A fire tube heat exchanger is also interesting. If one was a good welder one could weld tubes into a tank watertight, fill it with water, add a circulating pump (and safety controls and temp/pressure relief!) and pump
hot water to your buffer tank. A 30 gallon barrel, with fire tubes inside, inside a 55 gallon barrel, arranged so the flue gases went through the fire tube pipes, might make a pretty good heat exchanger.
All these heat exchangers are heavy and require independant structural support. Fire tube is the heaviest.
Water treatment is an important consideration often missed by us hackers. All of this stuff (flue gases, water) is corrosive.
These guys sell all the chemicals and test kits you'll need to keep your pipes from rusting out in a year.
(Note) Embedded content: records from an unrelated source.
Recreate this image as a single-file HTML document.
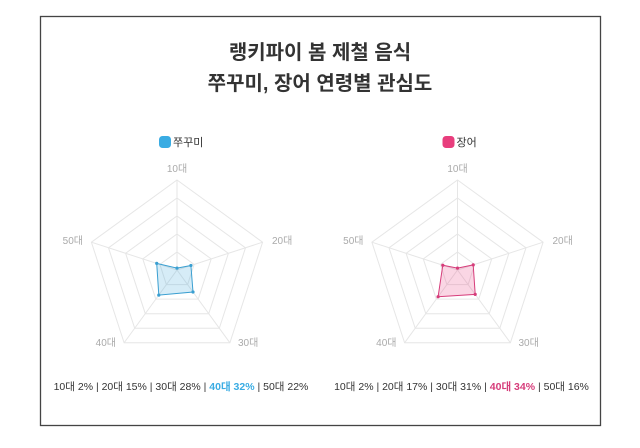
<!DOCTYPE html>
<html><head><meta charset="utf-8"><style>
body{margin:0;background:#fff;width:640px;height:443px;overflow:hidden}
svg text{font-family:"Liberation Sans","Noto Sans CJK KR",sans-serif}
</style></head><body>
<svg width="640" height="443" xmlns="http://www.w3.org/2000/svg">
<rect x="40.5" y="16.5" width="560" height="409" fill="#fff" stroke="#444" stroke-width="1.3"/>
<text x="320" y="59" text-anchor="middle" font-size="20" font-weight="bold" fill="#333">랭키파이 봄 제철 음식</text>
<text x="320" y="90" text-anchor="middle" font-size="20" font-weight="bold" fill="#333">쭈꾸미, 장어 연령별 관심도</text>
<g id="L">
<g fill="none" stroke="#e6e6e6" stroke-width="1">
<polygon points="177,180 262.6,242.2 229.9,342.8 124.1,342.8 91.4,242.2"/>
<polygon points="177,198 245.5,247.8 219.3,328.3 134.7,328.3 108.5,247.8"/>
<polygon points="177,216 228.4,253.3 208.7,313.7 145.3,313.7 125.6,253.3"/>
<polygon points="177,234 211.2,258.9 198.2,299.1 155.8,299.1 142.8,258.9"/>
<polygon points="177,252 194.1,264.4 187.6,284.6 166.4,284.6 159.9,264.4"/>
<path d="M177 270L177 180M177 270L262.6 242.2M177 270L229.9 342.8M177 270L124.1 342.8M177 270L91.4 242.2"/>
</g>
<polygon points="177,268.1 190.9,265.5 193,292 158.8,295.1 156.7,263.4" fill="rgba(70,170,220,0.22)" stroke="#3a9fd1" stroke-width="1"/>
<g fill="#3a9fd1"><circle cx="177" cy="268.1" r="1.6"/><circle cx="190.9" cy="265.5" r="1.6"/><circle cx="193" cy="292" r="1.6"/><circle cx="158.8" cy="295.1" r="1.6"/><circle cx="156.7" cy="263.4" r="1.6"/></g>
<g font-size="10" fill="#aaa"><text x="177" y="172" text-anchor="middle">10대</text><text x="272" y="244">20대</text><text x="238" y="346">30대</text><text x="116" y="346" text-anchor="end">40대</text><text x="83" y="244" text-anchor="end">50대</text></g>
<rect x="159" y="136" width="12" height="12" rx="3.5" fill="#3aace3"/>
<text x="173" y="146" font-size="11" fill="#333">쭈꾸미</text>
<text x="181" y="390" text-anchor="middle" font-size="10.5" fill="#333">10대 2% | 20대 15% | 30대 28% | <tspan fill="#3aace3" font-weight="bold">40대 32%</tspan> | 50대 22%</text>
</g>
<g transform="translate(280.5,0)">
<g fill="none" stroke="#e6e6e6" stroke-width="1">
<polygon points="177,180 262.6,242.2 229.9,342.8 124.1,342.8 91.4,242.2"/>
<polygon points="177,198 245.5,247.8 219.3,328.3 134.7,328.3 108.5,247.8"/>
<polygon points="177,216 228.4,253.3 208.7,313.7 145.3,313.7 125.6,253.3"/>
<polygon points="177,234 211.2,258.9 198.2,299.1 155.8,299.1 142.8,258.9"/>
<polygon points="177,252 194.1,264.4 187.6,284.6 166.4,284.6 159.9,264.4"/>
<path d="M177 270L177 180M177 270L262.6 242.2M177 270L229.9 342.8M177 270L124.1 342.8M177 270L91.4 242.2"/>
</g>
<polygon points="177,268.1 192.7,264.9 194.7,294.4 157.6,296.7 162.3,265.2" fill="rgba(230,70,130,0.22)" stroke="#d63c7a" stroke-width="1"/>
<g fill="#d63c7a"><circle cx="177" cy="268.1" r="1.6"/><circle cx="192.7" cy="264.9" r="1.6"/><circle cx="194.7" cy="294.4" r="1.6"/><circle cx="157.6" cy="296.7" r="1.6"/><circle cx="162.3" cy="265.2" r="1.6"/></g>
<g font-size="10" fill="#aaa"><text x="177" y="172" text-anchor="middle">10대</text><text x="272" y="244">20대</text><text x="238" y="346">30대</text><text x="116" y="346" text-anchor="end">40대</text><text x="83" y="244" text-anchor="end">50대</text></g>
<rect x="162" y="136" width="12" height="12" rx="3.5" fill="#e83e7d"/>
<text x="176" y="146" font-size="11" fill="#333">장어</text>
<text x="181" y="390" text-anchor="middle" font-size="10.5" fill="#333">10대 2% | 20대 17% | 30대 31% | <tspan fill="#d63c7a" font-weight="bold">40대 34%</tspan> | 50대 16%</text>
</g>
</svg>
</body></html>
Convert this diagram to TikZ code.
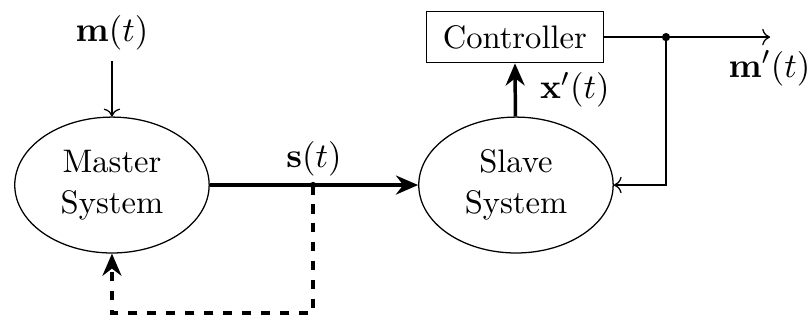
\documentclass[tikz,border=0pt]{standalone}
\usepackage{amsmath}
\usetikzlibrary{arrows.meta,shapes.geometric}

\begin{document}
\begin{tikzpicture}[font=\fontsize{10.3}{13}\selectfont,
        sys/.style={draw, ellipse, minimum width=2.16cm, minimum height=1.51cm, align=center, inner sep=0pt},
        ctrlbox/.style={draw, rectangle, minimum width=1.97cm, minimum height=0.57cm, inner sep=0pt},
        sig/.style={font=\fontsize{11.3}{13.5}\selectfont},
        bold/.style={-{Stealth[length=7pt,width=6pt]}, line width=1.1pt},
        fb/.style={bold, dashed}]
        \useasboundingbox (0,0) rectangle (9,3.556);

        \node[sys] (master) at (1.244,1.5) {Master\\System};
        \node[sys] (slave) at (5.733,1.5) {Slave\\System};
        \node[ctrlbox] (ctrl) at (5.72,3.144) {Controller};

        \node[sig] (m) at (1.244,3.19) {$\mathbf{m}(t)$};
        \coordinate (tap) at (3.478,1.5);
        \coordinate (low) at (3.478,0.078);
        \coordinate (split) at (7.4,3.144);
        \coordinate (out) at (8.556,3.144);

        \draw[->] (m) -- (master);
        \draw[bold] (master) -- (slave) node[sig, pos=0.5, above=-1pt] {$\mathbf{s}(t)$};
        \draw[fb] (tap) -- (low) -| (master.south);
        \draw[bold] (slave) -- (ctrl) node[sig, pos=0.5, right=4pt] {$\mathbf{x}'(t)$};
        \draw[->] (ctrl) -- (out);
        \draw[->] (split) |- (slave.east);
        \fill (split) circle (1.3pt);
        \fill (tap) circle (1pt);

        \node[sig] (mp) at (8.55,2.8) {$\mathbf{m}'(t)$};
    \end{tikzpicture}
\end{document}
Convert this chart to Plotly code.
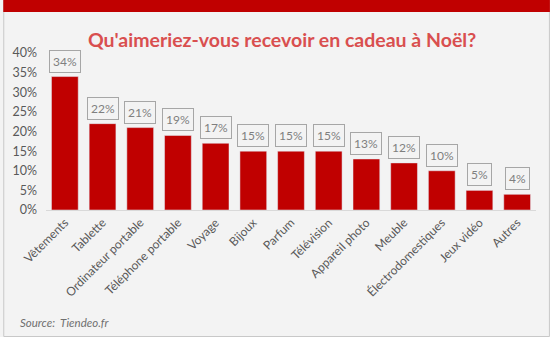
import plotly.graph_objects as go

categories = ["Vêtements", "Tablette", "Ordinateur portable", "Téléphone portable", "Voyage",
              "Bijoux", "Parfum", "Télévision", "Appareil photo", "Meuble",
              "Électrodomestiques", "Jeux vidéo", "Autres"]
values = [34, 22, 21, 19, 17, 15, 15, 15, 13, 12, 10, 5, 4]
tick_vals = [0, 5, 10, 15, 20, 25, 30, 35, 40]
tick_text = [f"{v}%" for v in tick_vals]

W, H = 550, 337
ml, mr, mt, mb = 43, 14, 53, 127
pw, ph = W - ml - mr, H - mt - mb

def px_x(px):
    return (px - ml) / pw

def px_y(py):
    return (H - mb - py) / ph

FONT = "Lato"
fig = go.Figure(go.Bar(x=categories, y=values, marker_color="#c00000", width=0.71,
                       hoverinfo="skip"))

annotations = []
for c, v in zip(categories, values):
    annotations.append(dict(x=c, y=v, xref="x", yref="y", text=f"{v}%", showarrow=False,
                            yanchor="bottom", yshift=4, bordercolor="#a6a6a6", borderwidth=1,
                            borderpad=3, bgcolor="rgba(255,255,255,0)",
                            font=dict(family=FONT, size=12, color="#7f7f7f")))
annotations.append(dict(x=px_x(15), y=px_y(322), xref="paper", yref="paper", text="Source:  Tiendeo.fr",
                        showarrow=False, xanchor="left", yanchor="middle",
                        font=dict(family=FONT, size=11.5, color="#6f6f6f", style="italic")))

shapes = [
    dict(type="rect", xref="paper", yref="paper", x0=px_x(0.5), x1=px_x(549.5), y0=px_y(0.5), y1=px_y(336.5),
         line=dict(color="#c8c8c8", width=1), fillcolor="rgba(0,0,0,0)", layer="below"),
    dict(type="rect", xref="paper", yref="paper", x0=px_x(0), x1=px_x(550), y0=px_y(0), y1=px_y(12),
         line=dict(width=0), fillcolor="#c00000"),
]

fig.update_layout(
    width=W, height=H,
    margin=dict(l=ml, r=mr, t=mt, b=mb),
    paper_bgcolor="#f3f3f3", plot_bgcolor="rgba(0,0,0,0)",
    title=dict(text="Qu'aimeriez-vous recevoir en cadeau à Noël?", xref="container", yref="container",
               x=282 / W, y=1 - 40 / H, xanchor="center", yanchor="middle",
               font=dict(family=FONT, size=19.5, color="#d94f4f", weight="bold")),
    xaxis=dict(tickangle=-45, tickfont=dict(family=FONT, size=12, color="#595959"),
               showline=True, linecolor="#d9d9d9", linewidth=1, ticks="", showgrid=False,
               range=[-0.5, len(categories) - 0.5]),
    yaxis=dict(range=[0, 40], tickvals=tick_vals, ticktext=tick_text, showgrid=False,
               zeroline=False, tickfont=dict(family=FONT, size=12.5, color="#595959"), ticks="",
               ticklabelstandoff=8),
    annotations=annotations, shapes=shapes, showlegend=False, bargap=0.29,
)
fig.write_html("out.html")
Open vs. Closed system? Open systems seem simpler at first, have less (but not zero) potential for a steam explosion. But they evaporate water, requiring makeup water, they introduce oxygen, which accelerates corrosion and thus use more chemicals. Pumps in open systems may have higher head requirements and may need to be self-priming. Closed systems solve about half these problems and introduce several more - need expansion tanks, perhaps more overtemp/overpressure relief valves, and so on.
What I am finding out is, the hydronic end of this will be more expensive than the wood stove itself. Pumps are $200 a pop, copper or stainless is outgrageous, aquastats and overtemp/overpressure valves are needed, expansion tanks aren't cheap either.